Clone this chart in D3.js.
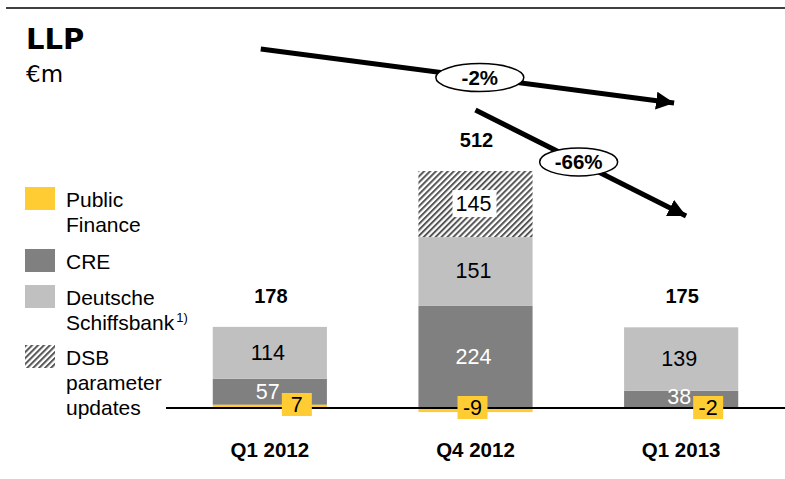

____________________

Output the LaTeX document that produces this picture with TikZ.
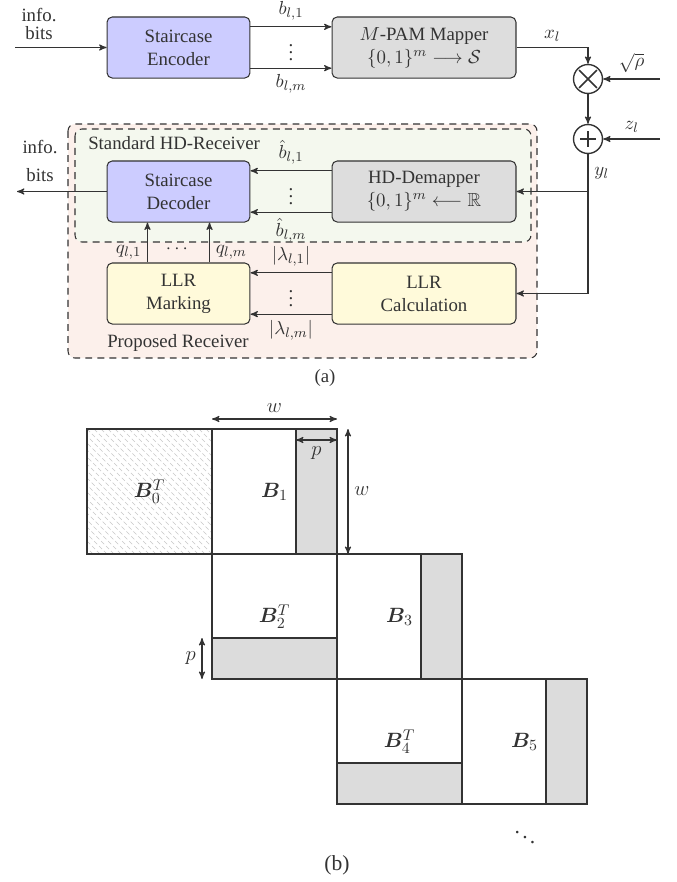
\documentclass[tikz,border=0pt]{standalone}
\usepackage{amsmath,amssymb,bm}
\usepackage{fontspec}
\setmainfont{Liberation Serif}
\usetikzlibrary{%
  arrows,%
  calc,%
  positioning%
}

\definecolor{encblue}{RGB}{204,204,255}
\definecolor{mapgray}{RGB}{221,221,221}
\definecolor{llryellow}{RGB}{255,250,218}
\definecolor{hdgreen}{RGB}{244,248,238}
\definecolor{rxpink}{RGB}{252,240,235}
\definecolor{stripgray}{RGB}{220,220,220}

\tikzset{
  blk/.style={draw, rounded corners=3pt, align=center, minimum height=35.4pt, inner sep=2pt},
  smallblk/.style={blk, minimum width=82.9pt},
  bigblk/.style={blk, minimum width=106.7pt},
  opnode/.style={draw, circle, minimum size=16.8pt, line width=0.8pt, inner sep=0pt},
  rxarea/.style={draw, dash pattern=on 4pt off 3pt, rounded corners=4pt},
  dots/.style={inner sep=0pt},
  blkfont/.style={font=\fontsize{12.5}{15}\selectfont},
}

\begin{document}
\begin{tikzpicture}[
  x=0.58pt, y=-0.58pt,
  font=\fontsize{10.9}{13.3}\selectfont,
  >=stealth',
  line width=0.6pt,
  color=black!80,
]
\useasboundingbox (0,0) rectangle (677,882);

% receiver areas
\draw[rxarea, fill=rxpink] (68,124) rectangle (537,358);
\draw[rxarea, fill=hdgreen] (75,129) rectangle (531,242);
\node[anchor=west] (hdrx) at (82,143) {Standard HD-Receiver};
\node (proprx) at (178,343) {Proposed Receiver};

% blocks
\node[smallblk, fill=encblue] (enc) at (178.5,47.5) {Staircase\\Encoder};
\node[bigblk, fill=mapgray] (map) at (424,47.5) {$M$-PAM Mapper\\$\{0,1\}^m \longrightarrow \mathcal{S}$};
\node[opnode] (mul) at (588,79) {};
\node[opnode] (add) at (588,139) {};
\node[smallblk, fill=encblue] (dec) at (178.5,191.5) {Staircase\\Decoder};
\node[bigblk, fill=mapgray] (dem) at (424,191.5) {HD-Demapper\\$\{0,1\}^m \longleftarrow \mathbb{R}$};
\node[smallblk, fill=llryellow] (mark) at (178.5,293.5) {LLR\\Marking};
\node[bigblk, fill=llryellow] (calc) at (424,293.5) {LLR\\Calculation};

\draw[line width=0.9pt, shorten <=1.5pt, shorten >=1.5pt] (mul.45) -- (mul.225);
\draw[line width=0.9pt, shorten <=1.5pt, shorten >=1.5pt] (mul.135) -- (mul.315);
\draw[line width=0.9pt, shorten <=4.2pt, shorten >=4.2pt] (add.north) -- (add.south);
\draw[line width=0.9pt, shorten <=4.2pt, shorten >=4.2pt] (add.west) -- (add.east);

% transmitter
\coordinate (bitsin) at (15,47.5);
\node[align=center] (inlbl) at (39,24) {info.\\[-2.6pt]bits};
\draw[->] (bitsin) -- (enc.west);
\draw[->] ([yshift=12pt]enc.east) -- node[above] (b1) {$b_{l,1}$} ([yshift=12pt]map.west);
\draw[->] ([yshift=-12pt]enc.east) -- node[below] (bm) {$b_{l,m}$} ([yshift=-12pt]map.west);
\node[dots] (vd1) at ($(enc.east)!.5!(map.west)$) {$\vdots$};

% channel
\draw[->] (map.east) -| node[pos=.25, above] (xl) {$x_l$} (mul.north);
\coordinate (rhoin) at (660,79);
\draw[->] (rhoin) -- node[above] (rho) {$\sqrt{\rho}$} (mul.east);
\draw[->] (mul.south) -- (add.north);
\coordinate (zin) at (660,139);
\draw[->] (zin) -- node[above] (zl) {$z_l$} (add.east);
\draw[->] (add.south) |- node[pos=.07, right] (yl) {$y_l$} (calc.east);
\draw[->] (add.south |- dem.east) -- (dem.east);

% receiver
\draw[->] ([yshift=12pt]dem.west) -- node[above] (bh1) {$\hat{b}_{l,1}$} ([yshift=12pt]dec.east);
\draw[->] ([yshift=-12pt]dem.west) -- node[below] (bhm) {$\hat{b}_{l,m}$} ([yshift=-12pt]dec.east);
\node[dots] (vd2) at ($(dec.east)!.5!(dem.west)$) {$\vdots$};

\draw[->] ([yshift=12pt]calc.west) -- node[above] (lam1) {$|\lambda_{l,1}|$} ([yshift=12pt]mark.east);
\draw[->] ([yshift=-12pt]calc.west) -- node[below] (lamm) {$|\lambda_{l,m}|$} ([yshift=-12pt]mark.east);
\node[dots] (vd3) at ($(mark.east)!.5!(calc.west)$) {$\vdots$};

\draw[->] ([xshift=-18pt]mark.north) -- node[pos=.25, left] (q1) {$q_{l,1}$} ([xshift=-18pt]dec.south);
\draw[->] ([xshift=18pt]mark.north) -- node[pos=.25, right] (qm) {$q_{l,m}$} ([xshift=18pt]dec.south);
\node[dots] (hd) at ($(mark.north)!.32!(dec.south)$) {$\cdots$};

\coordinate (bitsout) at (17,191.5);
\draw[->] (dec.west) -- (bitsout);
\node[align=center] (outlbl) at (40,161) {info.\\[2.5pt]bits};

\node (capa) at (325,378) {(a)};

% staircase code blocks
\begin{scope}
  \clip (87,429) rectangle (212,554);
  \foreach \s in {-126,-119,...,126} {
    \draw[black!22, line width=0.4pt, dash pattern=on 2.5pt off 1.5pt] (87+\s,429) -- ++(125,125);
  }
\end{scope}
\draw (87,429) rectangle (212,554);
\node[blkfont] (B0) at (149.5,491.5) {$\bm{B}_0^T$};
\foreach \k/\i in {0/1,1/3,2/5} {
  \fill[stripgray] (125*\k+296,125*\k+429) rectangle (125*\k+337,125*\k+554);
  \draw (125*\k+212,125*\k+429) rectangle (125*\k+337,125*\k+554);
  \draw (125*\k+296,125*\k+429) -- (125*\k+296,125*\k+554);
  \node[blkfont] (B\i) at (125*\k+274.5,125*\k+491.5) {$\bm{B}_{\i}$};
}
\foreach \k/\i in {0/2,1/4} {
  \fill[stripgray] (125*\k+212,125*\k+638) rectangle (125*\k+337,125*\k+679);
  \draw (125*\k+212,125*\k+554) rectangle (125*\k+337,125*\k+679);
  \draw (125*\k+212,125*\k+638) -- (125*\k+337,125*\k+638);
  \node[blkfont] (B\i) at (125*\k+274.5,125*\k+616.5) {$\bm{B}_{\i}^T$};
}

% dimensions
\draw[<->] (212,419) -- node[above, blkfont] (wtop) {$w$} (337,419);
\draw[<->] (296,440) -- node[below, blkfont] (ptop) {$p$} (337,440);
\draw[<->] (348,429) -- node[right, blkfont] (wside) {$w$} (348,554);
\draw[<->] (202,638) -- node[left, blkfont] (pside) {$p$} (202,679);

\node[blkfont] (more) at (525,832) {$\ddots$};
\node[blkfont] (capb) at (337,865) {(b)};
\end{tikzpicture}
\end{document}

____________________

What you have to do:
Extract the stretch of lines that begins at the line with "Output the LaTeX" and ends at the line with "(proprx) at (178,343)", inclusive. Omit every picture.

Exercise solution:
Output the LaTeX document that produces this picture with TikZ.
\documentclass[tikz,border=0pt]{standalone}
\usepackage{amsmath,amssymb,bm}
\usepackage{fontspec}
\setmainfont{Liberation Serif}
\usetikzlibrary{%
  arrows,%
  calc,%
  positioning%
}

\definecolor{encblue}{RGB}{204,204,255}
\definecolor{mapgray}{RGB}{221,221,221}
\definecolor{llryellow}{RGB}{255,250,218}
\definecolor{hdgreen}{RGB}{244,248,238}
\definecolor{rxpink}{RGB}{252,240,235}
\definecolor{stripgray}{RGB}{220,220,220}

\tikzset{
  blk/.style={draw, rounded corners=3pt, align=center, minimum height=35.4pt, inner sep=2pt},
  smallblk/.style={blk, minimum width=82.9pt},
  bigblk/.style={blk, minimum width=106.7pt},
  opnode/.style={draw, circle, minimum size=16.8pt, line width=0.8pt, inner sep=0pt},
  rxarea/.style={draw, dash pattern=on 4pt off 3pt, rounded corners=4pt},
  dots/.style={inner sep=0pt},
  blkfont/.style={font=\fontsize{12.5}{15}\selectfont},
}

\begin{document}
\begin{tikzpicture}[
  x=0.58pt, y=-0.58pt,
  font=\fontsize{10.9}{13.3}\selectfont,
  >=stealth',
  line width=0.6pt,
  color=black!80,
]
\useasboundingbox (0,0) rectangle (677,882);

% receiver areas
\draw[rxarea, fill=rxpink] (68,124) rectangle (537,358);
\draw[rxarea, fill=hdgreen] (75,129) rectangle (531,242);
\node[anchor=west] (hdrx) at (82,143) {Standard HD-Receiver};
\node (proprx) at (178,343) {Proposed Receiver};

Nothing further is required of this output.